Autry turned to watch the pine trees as Madeline slowed to turn left onto River Road. “That’s what you think I am.”
“Don’t put words in my mouth. I
think
you loved him and wanted to please him and maybe you got in the habit of putting aside your own wants and needs to make him happy. And maybe, just maybe, you’re afraid the same thing will happen with Reed.”
A chill wrapped around Autry’s heart. Was that it? Was she afraid of losing her identity to Stanton’s?
Madeline threw on the brakes and stopped short of the stop sign at the Flint crossroads. “Fuck.”
Autry looked up. “What?”
“We’re supposed to be going to your house and we’re halfway to Mama’s. Why didn’t you say anything?”
Because she hadn’t been thinking. Someone else had been in the driver’s seat and she’d been along for the ride.

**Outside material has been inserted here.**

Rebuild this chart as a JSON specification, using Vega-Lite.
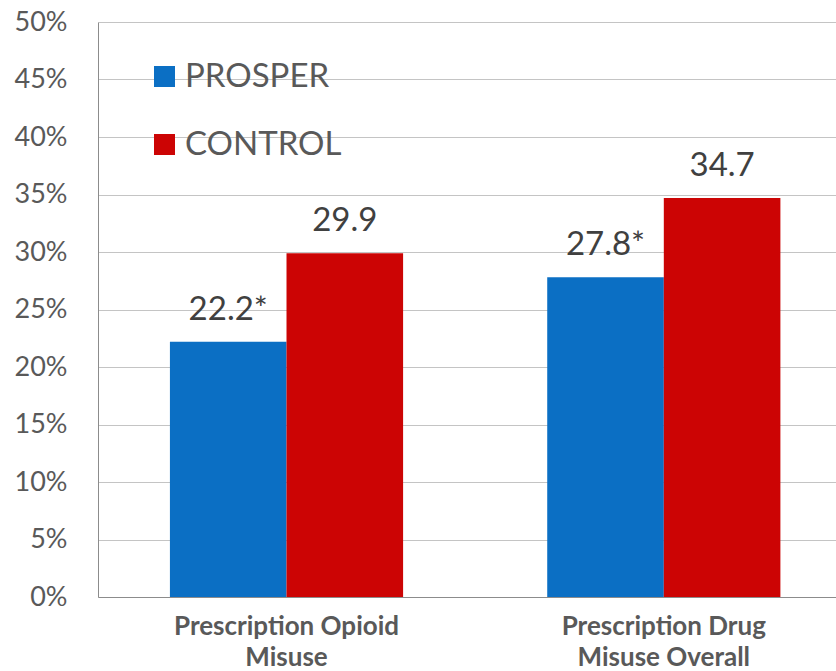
{
  "$schema": "https://vega.github.io/schema/vega-lite/v6.json",
  "autosize": {"type": "none"},
  "padding": {"left": 98, "top": 22, "right": 0, "bottom": 74},
  "width": 738,
  "height": 575,
  "background": "white",
  "config": {
    "font": "Lato",
    "view": {"stroke": null},
    "axis": {"grid": false}
  },
  "data": {
    "values": [
      {"group": "Prescription Opioid|Misuse", "series": "PROSPER", "value": 0.222, "label": "22.2*"},
      {"group": "Prescription Opioid|Misuse", "series": "CONTROL", "value": 0.299, "label": "29.9"},
      {"group": "Prescription Drug|Misuse Overall", "series": "PROSPER", "value": 0.278, "label": "27.8*"},
      {"group": "Prescription Drug|Misuse Overall", "series": "CONTROL", "value": 0.347, "label": "34.7"}
    ]
  },
  "encoding": {
    "x": {
      "field": "group",
      "type": "nominal",
      "sort": null,
      "scale": {"paddingInner": 0.382, "paddingOuter": 0.169, "align": 0.564},
      "axis": {
        "title": null,
        "labelAngle": 0,
        "ticks": false,
        "domainColor": "#8C8C8C",
        "domainWidth": 1,
        "labelExpr": "split(datum.value, '|')",
        "labelFont": "Lato",
        "labelFontWeight": "bold",
        "labelFontSize": 26,
        "labelColor": "#595959",
        "labelPadding": 16,
        "labelLineHeight": 31,
        "labelLimit": 500,
        "labelBaseline": "top"
      }
    },
    "xOffset": {
      "field": "series",
      "type": "nominal",
      "sort": ["PROSPER", "CONTROL"],
      "scale": {"paddingInner": 0, "paddingOuter": 0}
    },
    "y": {
      "field": "value",
      "type": "quantitative",
      "scale": {"domain": [0, 0.5], "nice": false},
      "axis": {
        "title": null,
        "values": [0, 0.05, 0.1, 0.15, 0.2, 0.25, 0.3, 0.35, 0.4, 0.45, 0.5],
        "format": ".0%",
        "grid": true,
        "gridColor": "#C4C4C4",
        "gridWidth": 1,
        "ticks": false,
        "domainColor": "#8C8C8C",
        "labelFont": "Lato",
        "labelFontSize": 27,
        "labelColor": "#595959",
        "labelPadding": 31
      }
    }
  },
  "layer": [
    {
      "mark": {"type": "bar"},
      "encoding": {
        "color": {
          "field": "series",
          "type": "nominal",
          "sort": ["PROSPER", "CONTROL"],
          "scale": {"domain": ["PROSPER", "CONTROL"], "range": ["#0B6FC4", "#CC0404"]},
          "legend": {
            "title": null,
            "orient": "none",
            "legendX": 50,
            "legendY": 38,
            "symbolType": "square",
            "symbolSize": 441,
            "symbolStrokeWidth": 0,
            "labelFont": "Lato",
            "labelFontSize": 33,
            "labelColor": "#595959",
            "labelOffset": 4,
            "rowPadding": 34,
            "padding": 0
          }
        }
      }
    },
    {
      "mark": {"type": "text", "dy": -22, "baseline": "alphabetic", "fontSize": 33, "font": "Lato", "color": "#404040"},
      "encoding": {
        "text": {"field": "label"}
      }
    }
  ]
}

Looked like that was turning out to be the story of her life.
Autry sighed. “We’re this close, we might as well go see her. It’ll make her happy.”
Madeline chuckled and pressed the accelerator. “There you go again, thinking of everyone but you. You’d better wise up, little sister, and start looking out for number one.”
Stanton knocked at Mrs. Milson’s front door and waited. A chilly breeze ruffled through her azaleas and hydrangeas, planted close to the house and seriously overgrown. He frowned. That near her windows, they offered too much cover to a would-be burglar.
Footsteps creaked in the hallway and the door eased open. Mrs. Milson glared up at him, her eyes hazy behind her large lenses. “Yes? What do you want?”
He’d so been here, done this before. He produced a professional smile and lifted his badge with identification showing. “Good afternoon, Mrs. Milson. You called the sheriff’s department? About a prowler?”
She folded her arms over her chest. “Took you long enough to get here.”
He nodded. “Yes, ma’am, and I apologize for that—”
“He’s done gone anyway.”
“Ma’am?”
She waved a hand toward the ramshackle shed taking up one corner of her yard. “He ran off this morning. Saw him headed into the woods.”
Stanton studied the shed. The door hung open at an angle, the interior dark. Overgrown yellow-tip shrubs surrounded the building. Beyond the shed was a rusted wire fence, the posts listing at a drunken angle. “What did he look like?”
Mrs. Milson huffed a sigh. “Only saw him for a moment. Tall, skinny, dark hair. He was walking funny.”
Stanton nodded. “All right. I’m going to check out the building. Stay here, please.”
He pulled his flashlight from its ring and unsnapped his holster. Approaching the outbuilding with caution, he glanced through the dusty windows. Weak sunlight broke up the shadows, but nothing moved within. He edged to the door, but saw only an ancient lawnmower and assorted junk. A pile of tarps and drop cloths lay in one corner, near a stack of rusted paint cans. Stepping inside, he shone the flashlight over and behind the accumulated junk.